Perhaps the most powerful refutation of government involvement is the nature of the intrusion. To judge from the CBS News statement, we’re talking about a top-rate hacking expedition: “This party also used sophisticated methods to remove all possible indications of unauthorized activity, and alter system times to cause further confusion,” reads a portion of today’s statement.

One question on the logic here: If all “possible indications of unauthorized activity” were removed, how do we know about this whole thing? (CBS News hasn’t yet responded to an inquiry from the Erik Wemple Blog about the name of the computer security firm that inspected Attkisson’s equipment.) Second point: Clearly the hacker did indeed leave some tracks, tipping off Attkisson to the intrusions. Is that level of ineptitude consistent with the work of one of the world’s leading surveillance states?

That’s where Cedric Leighton comes in.
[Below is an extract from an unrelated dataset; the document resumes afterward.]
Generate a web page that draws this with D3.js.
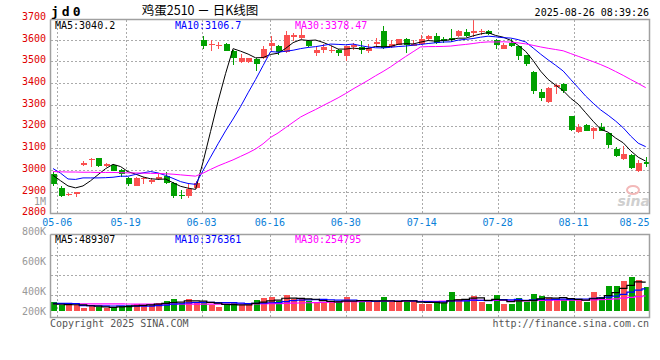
<!DOCTYPE html>
<html><head><meta charset="utf-8">
<script src="https://cdn.jsdelivr.net/npm/d3@7"></script>
<style>body{margin:0;background:#fff}svg{display:block}</style>
</head><body><svg id="c" width="660" height="360"></svg>
<script>
// ---------------- data ----------------
const dates = ["04-30",
 "05-06","05-07","05-08","05-09","05-12","05-13","05-14","05-15","05-16","05-19","05-20","05-21","05-22","05-23","05-26","05-27","05-28","05-29","05-30",
 "06-03","06-04","06-05","06-06","06-09","06-10","06-11","06-12","06-13","06-16","06-17","06-18","06-19","06-20","06-23","06-24","06-25","06-26","06-27","06-30",
 "07-01","07-02","07-03","07-04","07-07","07-08","07-09","07-10","07-11","07-14","07-15","07-16","07-17","07-18","07-21","07-22","07-23","07-24","07-25","07-28","07-29","07-30","07-31",
 "08-01","08-04","08-05","08-06","08-07","08-08","08-11","08-12","08-13","08-14","08-15","08-18","08-19","08-20","08-21","08-22","08-25"];
const open  = [2980,2915,2885,2888,3021,3046,3053,3016,3022,2999, 2962,2925,2958,2946,2956,2972,2940,2886,2880,2917,
               3600,3577,3573,3580,3546,3497,3497,3511,3514,3568, 3571,3542,3612,3606,3594,3538,3550,3551,3552,3522,
               3566,3565,3545,3578,3640,3565,3577,3603,3571,3580, 3602,3617,3603,3606,3617,3634,3630,3635,3640,3599,
               3558,3586,3568,3528,3451,3358,3313,3381,3396,3248, 3175,3205,3178,3199,3168,3097,3049,3069,2997,3036];
const high  = [2991,2925,2894,2898,3042,3055,3055,3032,3026,3002, 2967,2965,2965,2962,2980,2992,2945,2906,2934,2950,
               3617,3598,3589,3583,3552,3532,3517,3515,3568,3614, 3577,3637,3632,3648,3598,3565,3580,3571,3555,3571,
               3583,3592,3580,3606,3663,3598,3602,3606,3598,3623, 3623,3629,3611,3648,3645,3648,3690,3648,3645,3602,
               3583,3602,3571,3531,3454,3372,3383,3394,3399,3248, 3211,3211,3196,3214,3171,3106,3109,3075,3045,3060];
const low   = [2926,2876,2880,2873,3019,3014,3014,3011,2993,2967, 2926,2925,2937,2937,2953,2934,2872,2866,2872,2913,
               3555,3545,3555,3546,3485,3491,3494,3457,3509,3549, 3531,3540,3592,3602,3565,3525,3540,3537,3522,3503,
               3552,3534,3537,3568,3555,3560,3574,3537,3568,3575, 3596,3580,3586,3589,3611,3611,3611,3623,3620,3555,
               3555,3565,3506,3476,3349,3319,3306,3349,3356,3177, 3171,3177,3142,3177,3100,3057,3045,3002,2990,3011];
const close = [2934,2879,2890,2896,3031,3052,3019,3028,2997,2980, 2934,2964,2962,2955,2967,2940,2880,2880,2912,2938,
               3572,3580,3575,3549,3514,3514,3513,3489,3555,3586, 3542,3622,3623,3623,3568,3552,3567,3553,3540,3568,
               3574,3550,3562,3587,3560,3580,3602,3576,3580,3602, 3617,3586,3594,3596,3638,3617,3640,3638,3626,3573,
               3577,3568,3522,3487,3361,3333,3377,3390,3362,3185, 3198,3180,3193,3180,3115,3063,3072,3008,3033,3025];
const volume = [156000,104000,104000,104000,52000,84000,63000,52000,63000,84000,
                104000,125000,104000,104000,141000,172000,203000,135000,203000,156000,
                135000,104000,63000,104000,141000,104000,104000,193000,219000,235000,
                172000,266000,209000,198000,178000,146000,146000,146000,167000,235000,
                146000,188000,146000,146000,235000,146000,146000,188000,146000,125000,
                124000,155000,134000,325000,207000,170000,263000,145000,124000,278000,
                124000,124000,217000,145000,294000,248000,217000,196000,186000,204240,
                180000,150000,320000,235000,432075,425000,510000,578000,527000,406535];
// moving-average values before enough in-chart history exists
const ma5Early  = [2975,2950,2926,2917];
const ma10Early = [3006,2985,2958,2956,2963,2963,2963,2964,2966];
const ma30Early = [2992,2991,2990,2990,2989,2989,2988,2988,2988,2987,2986,2986,2985,2984,2983,2982,2980,2977,2974,2971,
                   2985,3002,3018,3032,3046,3062,3078,3096,3120];
const vma5Early  = [120000,115000,110000,106000];
const vma10Early = [130000,130000,129000,127000,92000,90000,88000,87000,85000];
const vma30Early = [124000,124000,123000,123000,122000,122000,121000,121000,120000,120000,119000,118000,118000,117000,117000,
                    117000,117000,117000,117000,118000,118000,118000,118000,118000,119000,119000,120000,121000,122000];
const priceTicks = [3700,3600,3500,3400,3300,3200,3100,3000,2900,2800];
const volTicks = [{label:"1M",v:1000000},{label:"800K",v:800000},{label:"600K",v:600000},{label:"400K",v:400000},{label:"200K",v:200000}];
const dateTicks = ["05-06","05-19","06-03","06-16","06-30","07-14","07-28","08-11","08-25"];
const maColors = ["#000000","#0000ff","#ff00ff"];
const upColor = "#fa5050", downColor = "#00a000";

// ---------------- helpers ----------------
function movingAvg(arr, n, early){
  return arr.map((_, i) => i < early.length ? early[i] : d3.mean(arr.slice(i - n + 1, i + 1)));
}
const ma5 = movingAvg(close, 5, ma5Early), ma10 = movingAvg(close, 10, ma10Early), ma30 = movingAvg(close, 30, ma30Early);
const vma5 = movingAvg(volume, 5, vma5Early), vma10 = movingAvg(volume, 10, vma10Early), vma30 = movingAvg(volume, 30, vma30Early);

const W = 660, H = 360;
const L = 50.5, R = 649.5, pTop = 19.5, pBot = 213.5, vTop = 234.5, vBot = 317.5, vBase = 311;
const mono = "'DejaVu Sans Mono', monospace";
const svg = d3.select("#c");
svg.append("rect").attr("width", W).attr("height", H).attr("fill", "#fff");

const n = close.length;
const xs = d3.scaleLinear().domain([0, n - 1]).range([53, 645.7]);
const xGrid = d3.scaleLinear().domain([0, n - 1]).range([49.7, 649.5]);
const yP = d3.scaleLinear().domain([2800, 3700]).range([213.3, 17.8]);
const yV = d3.scaleLinear().domain([0, 1300000]).range([vBase, vBase - 1300000 / 17000]);
const yVLabel = v => Math.min(d3.scaleLinear().domain([400000, 1000000]).range([291, 201])(v), 311);

const gridC = "#aaa", frameC = "#a0a0a0";
const tickIdx = dateTicks.map(d => dates.indexOf(d));

// grid lines
const grid = svg.append("g").attr("stroke", gridC).attr("stroke-dasharray", "2,2").attr("shape-rendering", "crispEdges");
priceTicks.filter(v => v > 2800 && v < 3700).forEach(v => {
  const y = Math.round(yP(v)) + 0.5;
  grid.append("line").attr("x1", L).attr("x2", R).attr("y1", y).attr("y2", y);
});
tickIdx.slice(0, -1).forEach(i => {
  const x = Math.round(xGrid(i)) + 0.5;
  grid.append("line").attr("x1", x).attr("x2", x).attr("y1", pTop).attr("y2", pBot);
  grid.append("line").attr("x1", x).attr("x2", x).attr("y1", vTop).attr("y2", vBot);
});
[255.5, 275.5, 295.5].forEach(y => grid.append("line").attr("x1", L).attr("x2", R).attr("y1", y).attr("y2", y));

// candles
const cg = svg.append("g").attr("shape-rendering", "crispEdges");
d3.range(n).forEach(i => {
  const up = close[i] >= open[i];
  const col = up ? upColor : downColor;
  const cx = Math.round(xs(i));
  cg.append("line").attr("x1", cx + 0.5).attr("x2", cx + 0.5)
    .attr("y1", yP(high[i])).attr("y2", yP(low[i])).attr("stroke", col);
  const y0 = yP(Math.max(open[i], close[i])), y1 = yP(Math.min(open[i], close[i]));
  cg.append("rect").attr("x", cx - 2).attr("width", 6)
    .attr("y", y0).attr("height", Math.max(1, y1 - y0)).attr("fill", col);
});

// price MA lines
const lineP = d3.line().x((d, i) => xs(i)).y(d => yP(d));
[ma5, ma10, ma30].forEach((m, k) => {
  svg.append("path").attr("d", lineP(m)).attr("fill", "none").attr("stroke", maColors[k]).attr("stroke-width", 1);
});

// volume bars
const vg = svg.append("g").attr("shape-rendering", "crispEdges");
d3.range(n).forEach(i => {
  const up = close[i] >= open[i];
  const cx = Math.round(xs(i));
  vg.append("rect").attr("x", cx - 2).attr("width", 6)
    .attr("y", yV(volume[i])).attr("height", vBase - yV(volume[i]))
    .attr("fill", up ? upColor : downColor);
});
const lineV = d3.line().x((d, i) => xs(i)).y(d => yV(d)).curve(d3.curveStep);
[vma30, vma10, vma5].forEach((m, k) => {
  svg.append("path").attr("d", lineV(m)).attr("fill", "none").attr("stroke", maColors[2 - k]).attr("stroke-width", 1.2);
});

// frames
const fr = svg.append("g").attr("stroke", frameC).attr("stroke-width", 1.5).attr("fill", "none");
fr.append("path").attr("d", `M${L},${pTop}H${R}V${pBot}H${L}V${pTop}`);
fr.append("path").attr("d", `M${L},${vTop}H${R}V${vBot}H${L}V${vTop}`);

// axis labels
const tx = svg.append("g").attr("font-family", mono).attr("font-size", 10);
priceTicks.forEach(v => {
  tx.append("text").attr("x", 46).attr("y", yP(v) - 1.5).attr("text-anchor", "end")
    .attr("dominant-baseline", "central").attr("fill", "#e00000").text(v);
});
volTicks.forEach(t => {
  tx.append("text").attr("x", 46).attr("y", yVLabel(t.v)).attr("text-anchor", "end")
    .attr("dominant-baseline", "central").attr("fill", "#999").text(t.label);
});
dateTicks.forEach((d, k) => {
  const t = tx.append("text").attr("x", xGrid(tickIdx[k])).attr("y", 222).attr("text-anchor", "middle")
    .attr("dominant-baseline", "central").attr("fill", "#0a80d8").text(d);
  const bb = t.node().getBBox();
  if (bb.x + bb.width > R) t.attr("x", R - bb.width / 2);
});

// headers
svg.append("text").attr("x", 51).attr("y", 15.5).attr("font-family", mono).attr("font-weight", "bold")
  .attr("font-size", 13).attr("letter-spacing", 3).attr("fill", "#000").text("jd0");
svg.append("text").attr("x", 200).attr("y", 15).attr("text-anchor", "middle")
  .attr("font-family", "'Noto Sans CJK SC', sans-serif").attr("font-size", 12.5).attr("fill", "#000").text("鸡蛋2510 － 日K线图");
tx.append("text").attr("x", 649).attr("y", 12).attr("text-anchor", "end").attr("dominant-baseline", "central")
  .attr("fill", "#000").text("2025-08-26 08:39:26");
const last = n - 1;
const pHead = [["MA5:" + ma5[last].toFixed(1), 55], ["MA10:" + ma10[last].toFixed(1), 175], ["MA30:" + ma30[last].toFixed(2), 295]];
pHead.forEach((h, k) => tx.append("text").attr("x", h[1]).attr("y", 25).attr("dominant-baseline", "central")
  .attr("fill", maColors[k]).text(h[0]));
const vHead = [["MA5:" + Math.round(vma5[last]), 55], ["MA10:" + Math.round(vma10[last]), 175], ["MA30:" + Math.round(vma30[last]), 295]];
vHead.forEach((h, k) => tx.append("text").attr("x", h[1]).attr("y", 239.5).attr("dominant-baseline", "central")
  .attr("fill", maColors[k]).text(h[0]));

// footer
tx.append("text").attr("x", 50).attr("y", 323.5).attr("dominant-baseline", "central").attr("fill", "#555").text("Copyright 2025 SINA.COM");
tx.append("text").attr("x", 649).attr("y", 323.5).attr("text-anchor", "end").attr("dominant-baseline", "central").attr("fill", "#555").text("http://finance.sina.com.cn");

// sina watermark
svg.append("ellipse").attr("cx", 633).attr("cy", 190).attr("rx", 6).attr("ry", 4)
  .attr("fill", "none").attr("stroke", "#f3b9b9").attr("stroke-width", 2);
svg.append("text").attr("x", 650).attr("y", 206).attr("text-anchor", "end").attr("font-family", "'DejaVu Sans', sans-serif")
  .attr("font-style", "italic").attr("font-weight", "bold").attr("font-size", 14).attr("fill", "#cfcfcf").text("sina");
</script>
</body></html>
He’s a retired U.S. Air Force colonel and a former deputy training director at the National Security Agency (NSA), not to mention founder and president of Cedric Leighton Associates. When asked about caliber of hacking in l’affaire Attkisson, Leighton replied, “This is a case where whoever was doing it was knowledgeable about certain aspects of the IT infrastructure but they weren’t as good as they needed to be to obscure the trail.” Referring to U.S. government cybersleuths, he says, “They don’t leave droppings behind like animals in the wild….It would be very surprising if a government person were involved in this unless they wanted her to know that they were there.”

As we’ve contended before: If this is the work of the U.S. government, the scandals that we’ve been chewing over for the past month or so will look like meritorious conduct. Not only would it mark a fresh new level of overreach and possible criminality, but it would also expose a junior-varsity computer-hacking operation in the halls of government.